On Monday (Mar. 22), the European Union imposed its first sanctions on China for human rights violations in Xinjiang province. The sanctions list includes four Xinjiang officials as well as the general security agency for Xinjiang’s production and construction corps. In additional to travel bans, assets of those on the sanctions list have been frozen. The united front also includes the United Kingdom, United States and Canada, which all have imposed their own sanctions for the repression and mass detentions of the Uighur minority. Australia and New Zealand published a joint statement on Monday praising the EU, US, UK and Canada for the measures.

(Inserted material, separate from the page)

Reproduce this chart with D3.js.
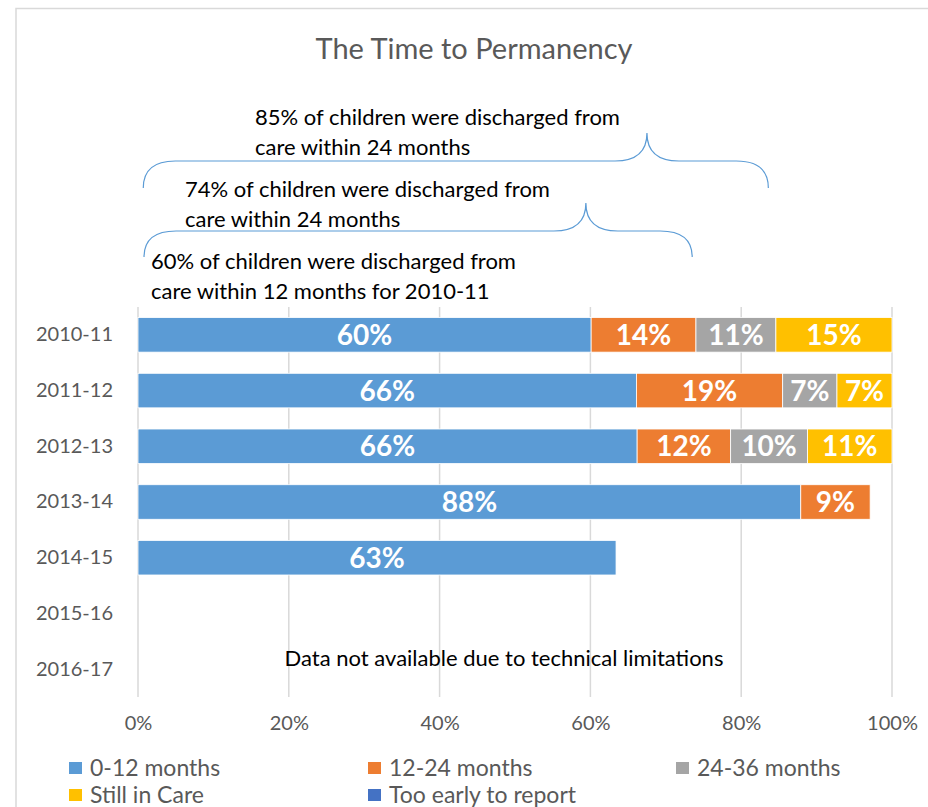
<!DOCTYPE html>
<html>
<head>
<meta charset="utf-8">
<script src="https://cdn.jsdelivr.net/npm/d3@7"></script>
<style>
  body { margin: 0; background: #fff; }
  svg { display: block; font-family: Lato, "Open Sans", sans-serif; }
</style>
</head>
<body>
<div class="chart"></div>
<script>
// page size
let svg_width = 928;
let svg_height = 807;

// data
let categories = ["2010-11", "2011-12", "2012-13", "2013-14", "2014-15", "2015-16", "2016-17"];
let series_names = ["0-12 months", "12-24 months", "24-36 months", "Still in Care", "Too early to report"];
let series_colors = ["#5B9BD5", "#ED7D31", "#A5A5A5", "#FFC000", "#4472C4"];

let months_0_12  = [60.1, 66.1, 66.2, 87.9, 63.4, 0, 0];
let months_12_24 = [13.9, 19.4, 12.4, 9.2, 0, 0, 0];
let months_24_36 = [10.6, 7.2, 10.2, 0, 0, 0, 0];
let still_in_care = [15.4, 7.3, 11.2, 0, 0, 0, 0];
let too_early    = [0, 0, 0, 0, 0, 0, 0];

let x_ticks = [0, 20, 40, 60, 80, 100];

// annotation texts, braces given in percent of the axis
let notes = [
    { lines: ["85% of children were discharged from", "care within 24 months"], x: 255, y: 125 },
    { lines: ["74% of children were discharged from", "care within 24 months"], x: 185, y: 197 },
    { lines: ["60% of children were discharged from", "care within 12 months for 2010-11"], x: 151, y: 269 }
];
let braces = [
    { from: 0.7, tip: 67.5, to: 83.6, yEnd: 188, yMid: 161, yTip: 133 },
    { from: 0.8, tip: 59.4, to: 73.5, yEnd: 257, yMid: 231, yTip: 203 }
];

// build table for the stack
let all_series = [months_0_12, months_12_24, months_24_36, still_in_care, too_early];
let table = categories.map(function(c, i) {
    let row = { year: c };
    series_names.forEach(function(s, k) { row[s] = all_series[k][i]; });
    return row;
});
let stacked = d3.stack().keys(series_names)(table);

// scales
let x_scale = d3.scaleLinear()
                .domain([0, 100])
                .range([138, 892]);

let y_scale = d3.scaleBand()
                .domain(categories)
                .range([307, 697])
                .paddingInner(0.38)
                .paddingOuter(0.19);

let svg = d3.select('.chart')
            .append('svg')
            .attr('width', svg_width)
            .attr('height', svg_height);

// chart frame
svg.append('rect')
    .attr('x', 16).attr('y', 8.5)
    .attr('width', 940).attr('height', 820)
    .attr('fill', 'none')
    .attr('stroke', '#d9d9d9')
    .attr('stroke-width', 1.5);

// title
svg.append('text')
    .attr('x', 474).attr('y', 59)
    .attr('text-anchor', 'middle')
    .attr('font-size', 29)
    .attr('fill', '#595959')
    .text('The Time to Permanency');

// gridlines
svg.append('g')
    .selectAll('line')
    .data(x_ticks)
    .enter()
    .append('line')
    .attr('x1', function(d) { return x_scale(d); })
    .attr('x2', function(d) { return x_scale(d); })
    .attr('y1', 307)
    .attr('y2', 697)
    .attr('stroke', '#d9d9d9')
    .attr('stroke-width', 1.5);

// x axis labels
let x_axis = svg.append('g')
    .attr('transform', 'translate(0,697)')
    .call(d3.axisBottom(x_scale).tickValues(x_ticks).tickSize(0).tickPadding(19)
            .tickFormat(function(d) { return d + '%'; }));
x_axis.select('.domain').remove();
x_axis.selectAll('text')
    .attr('font-family', 'Lato, sans-serif')
    .attr('font-size', 20)
    .attr('fill', '#595959');

// y axis labels
let y_axis = svg.append('g')
    .attr('transform', 'translate(113,0)')
    .call(d3.axisLeft(y_scale).tickSize(0).tickPadding(0));
y_axis.select('.domain').remove();
y_axis.selectAll('text')
    .attr('font-family', 'Lato, sans-serif')
    .attr('font-size', 20)
    .attr('fill', '#595959');

// bars
let layers = svg.selectAll('g.layer')
    .data(stacked)
    .enter()
    .append('g')
    .attr('class', 'layer')
    .attr('fill', function(d, i) { return series_colors[i]; });

layers.selectAll('rect')
    .data(function(d) { return d; })
    .enter()
    .append('rect')
    .attr('x', function(d) { return x_scale(d[0]); })
    .attr('y', function(d) { return y_scale(d.data.year); })
    .attr('width', function(d) { return x_scale(d[1]) - x_scale(d[0]); })
    .attr('height', y_scale.bandwidth())
    .attr('stroke', '#fff')
    .attr('stroke-width', 0.8);

// bar labels
layers.selectAll('text')
    .data(function(d) { return d.filter(function(p) { return p[1] - p[0] > 0; }); })
    .enter()
    .append('text')
    .attr('x', function(d) { return (x_scale(d[0]) + x_scale(d[1])) / 2; })
    .attr('y', function(d) { return y_scale(d.data.year) + y_scale.bandwidth() / 2; })
    .attr('dy', '0.36em')
    .attr('text-anchor', 'middle')
    .attr('font-size', 28)
    .attr('font-weight', 'bold')
    .attr('fill', '#fff')
    .text(function(d) { return Math.round(d[1] - d[0]) + '%'; });

// note inside the plot
svg.append('text')
    .attr('x', 504).attr('y', 666)
    .attr('text-anchor', 'middle')
    .attr('font-size', 22)
    .attr('fill', '#000')
    .text('Data not available due to technical limitations');

// braces
function bracePath(b) {
    let x0 = x_scale(b.from), xt = x_scale(b.tip), x1 = x_scale(b.to);
    let r = 32;
    return 'M' + x0 + ',' + b.yEnd +
        'Q' + x0 + ',' + b.yMid + ' ' + (x0 + r) + ',' + b.yMid +
        'L' + (xt - r) + ',' + b.yMid +
        'Q' + xt + ',' + b.yMid + ' ' + xt + ',' + b.yTip +
        'Q' + xt + ',' + b.yMid + ' ' + (xt + r) + ',' + b.yMid +
        'L' + (x1 - r) + ',' + b.yMid +
        'Q' + x1 + ',' + b.yMid + ' ' + x1 + ',' + b.yEnd;
}
svg.selectAll('path.brace')
    .data(braces)
    .enter()
    .append('path')
    .attr('class', 'brace')
    .attr('d', bracePath)
    .attr('fill', 'none')
    .attr('stroke', '#5B9BD5')
    .attr('stroke-width', 1.2);

// annotation texts
notes.forEach(function(n) {
    svg.append('g')
        .selectAll('text')
        .data(n.lines)
        .enter()
        .append('text')
        .attr('x', n.x)
        .attr('y', function(d, i) { return n.y + i * 30; })
        .attr('font-size', 22)
        .attr('fill', '#000')
        .text(function(d) { return d; });
});

// legend
let legend_x = [69, 368, 676, 69, 368];
let legend_y = [768, 768, 768, 795, 795];
let legend = svg.selectAll('g.legend')
    .data(series_names)
    .enter()
    .append('g')
    .attr('class', 'legend')
    .attr('transform', function(d, i) { return 'translate(' + legend_x[i] + ',' + legend_y[i] + ')'; });

legend.append('rect')
    .attr('x', 0).attr('y', -6)
    .attr('width', 13).attr('height', 12)
    .attr('fill', function(d, i) { return series_colors[i]; });

legend.append('text')
    .attr('x', 21)
    .attr('y', 0)
    .attr('dy', '0.36em')
    .attr('font-size', 23)
    .attr('fill', '#595959')
    .text(function(d) { return d; });
</script>
</body>
</html>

China quickly hit back with counter-sanctions. On Monday (Mar. 22), China released its own sanctions list naming 10 individuals (including members of the European Parliament, scholars and diplomats) as well as EU Parliament’s subcommittee on human rights, the European Council’s political and security committee, the Mercator Institute in Germany and the Alliance of Democracies Foundation in Denmark. Those on the list are banned from travel to mainland China, Hong Kong and Macao, and not allowed to take contact with persons in China. European Parliament president David Sassoli quickly responded, noting that China’s imposition of retaliatory sanctions will have their own consequences. It seems clear that the finalisation of the investment agreement between the EU and China will now be at least protracted.
The sanctions against China are the first imposed by the EU and UK in over 30 years, when arms exports to China were banned in the wake of the 1989 Tiananmen Square protests. The US imposed its first sanctions for human rights violations in Xinjiang last July. In 2020, the US imposed further sanctions on a number of Chinese officials for the crackdown on Hong Kong democracy.